Most of his clients at the suburban Cleveland-based indie RIA, which manages about $800 million, are entrepreneurs and business owners who “don’t want to take big risks in their personal portfolios,” Waxman says.

“These cryptocurrencies are being traded without government backing or support of any hard assets,” he adds. “And it’s important to realize that Bitcoin is almost seven times more volatile than gold – you can easily lose 50% of your money at any time.”

Still, he sees issuance picking up and major clearing houses advancing so-called blockchain technologies, which Waxman describes as a sort of “decentralized cloud-based network that eliminates the middlemen and cuts trading costs.”

The SEC put cryptocurrencies on its regulatory radar in July, he points out. Right now, however, he’s suggesting strategic-minded investors might be better off staying on the sidelines. “If you want to invest, only put as much into it as you’re willing to lose,” Waxman says.

While he won’t recommend Bitcoin and the like for now, the longtime advisor is preparing to answer more questions as such alternative markets evolve.

“None of our clients are seriously considering trading in Bitcoin right now,” he says. “But as blockchain technologies improve and more stakeholders validate these types of digital networks, cryptocurrencies may find a place in strategic investment portfolios over time.”

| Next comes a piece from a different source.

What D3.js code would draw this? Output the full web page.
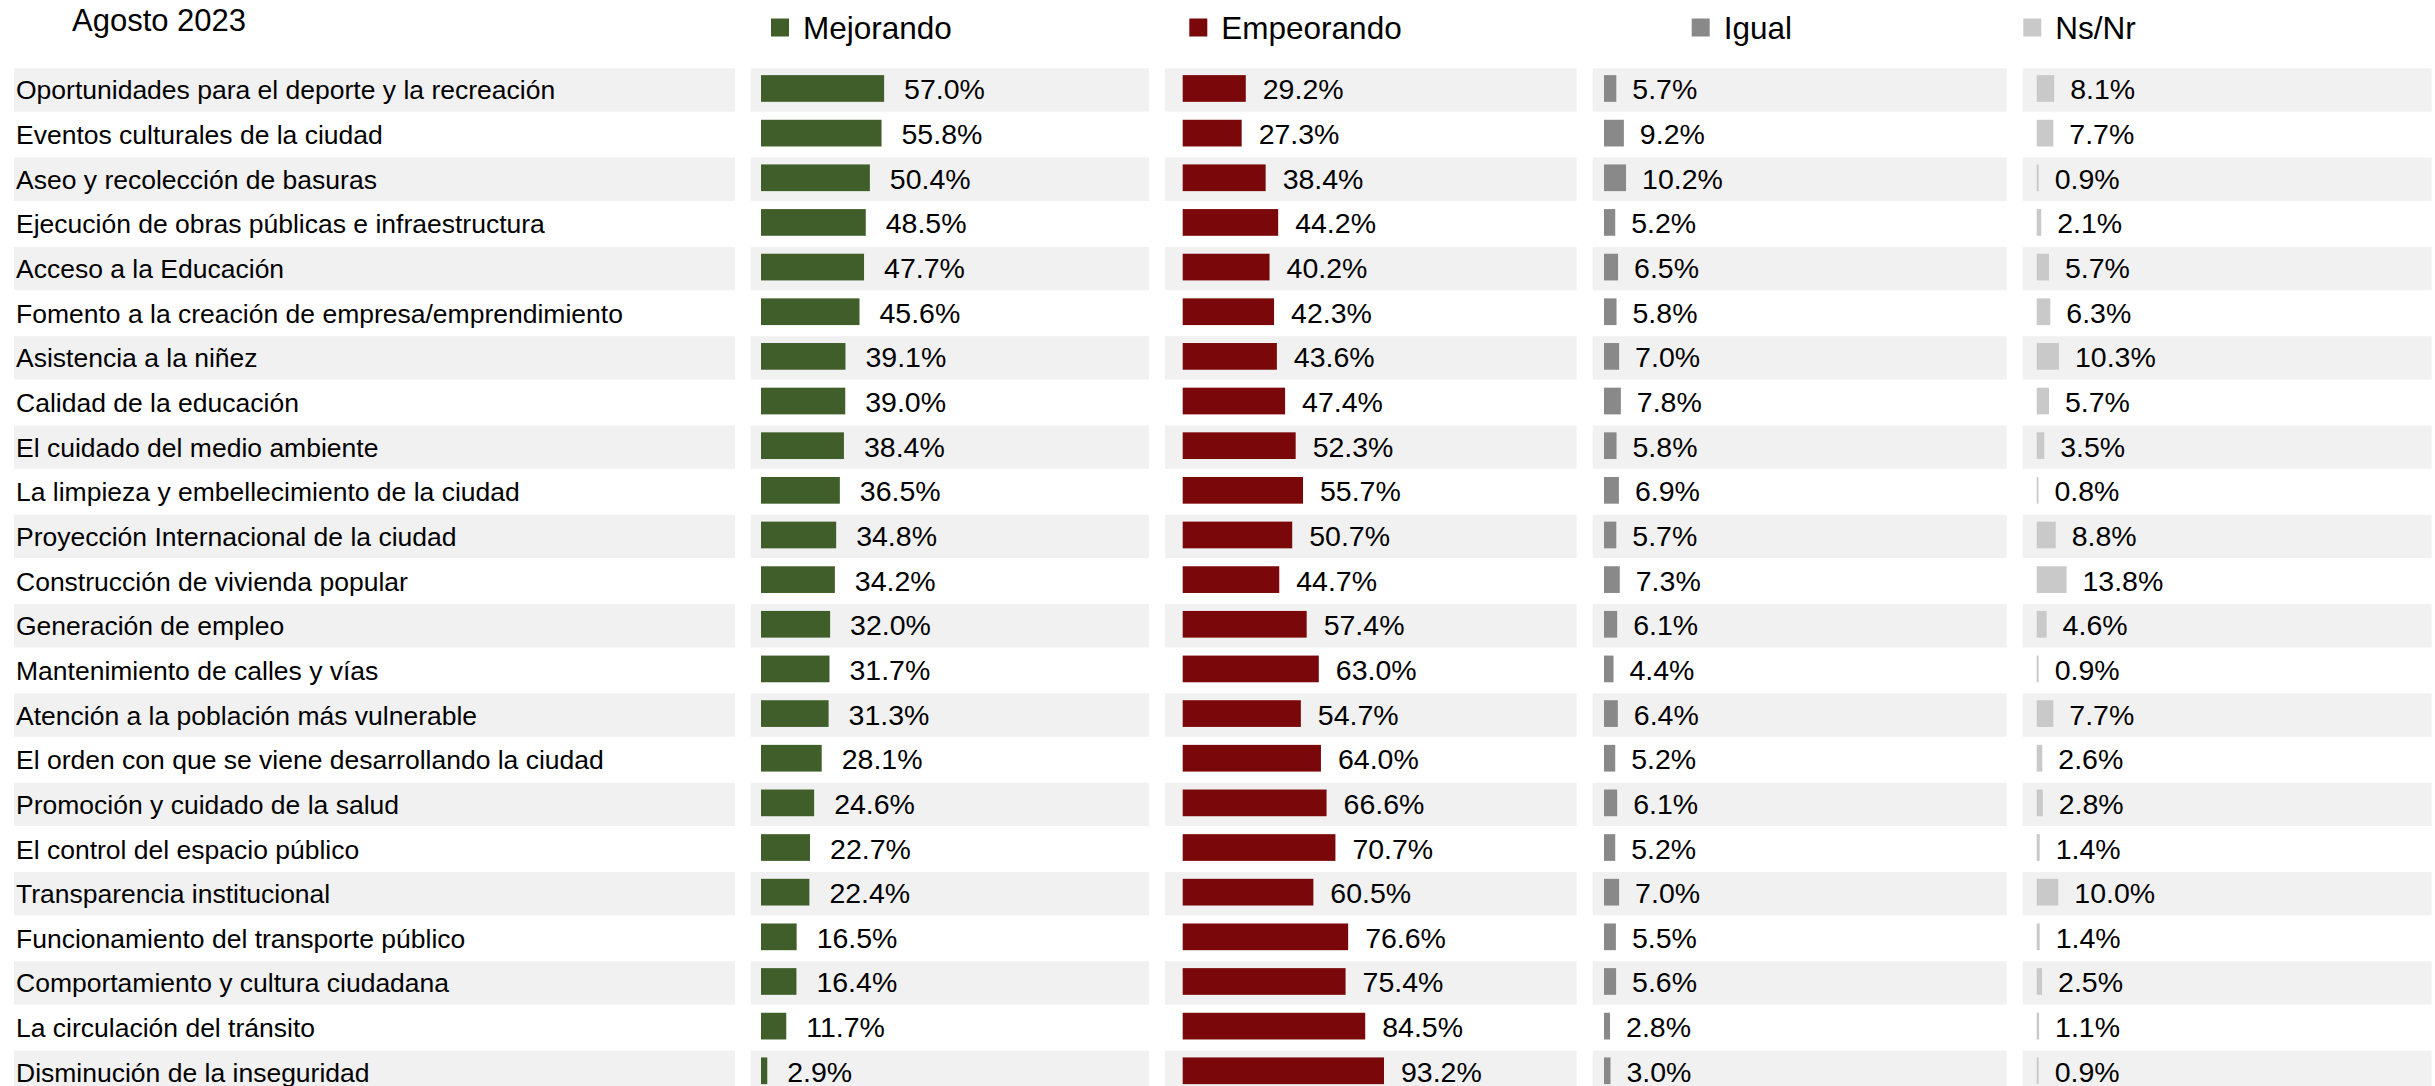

George Gagliardi, an advisor in Lexington, Mass., believes within five years virtual currencies will be considered mainstream investments. “Several big Wall Street firms are already working on products in this area,” he says. “I truly believe that someday virtual currencies like Bitcoin will become an important form of payment and a highly liquid currency.”

At the same time, the FA notes that just recently hackers broke into cell phones and stole several investors’ virtual wallets used to digitally store coins.

“I tell my clients that although the potential is great, Bitcoin is like trying to pick an Internet winner in 1996 – this market is purely speculative at this point,” says Gagliardi, who charges by the hour and works on retainer. He also manages about $20 million in client assets.

Neil Waxman

Gagliardi also likes to explain to clients that virtual currencies are essentially “early stage” tech developers and represent a “swelling marketplace” with more than 30 different competitors. “It’s important to put all of this investment hype into perspective – digital currencies are still in the Wild West days,” he says. “At this stage, it’s hard to tell if you’re investing in the next Microsoft or the next Napster.”

Few investors really understand how Bitcoin’s underlying creation mechanisms work, Gagliardi adds, let alone blockchain encryption methodologies. “Investing in anything you don’t fully understand is like day trading,” he says.

With headlines blaring about Bitcoin's price run, Gagliardi adds that he's fielding more questions these days about alternative currencies. In fact, a local entrepreneur he recently talked to – and isn’t a client – told him he’s considering investing in cryptocurrency ETFs as they come to market.

“For people with relatively high tolerances for speculative investments, this might be a fun way to watch to see how alternative currency markets grow,” Gagliardi says. “But I tell prospects who bring Bitcoins up with me now to go in with their eyes wide open. It’s still like gambling in Vegas.”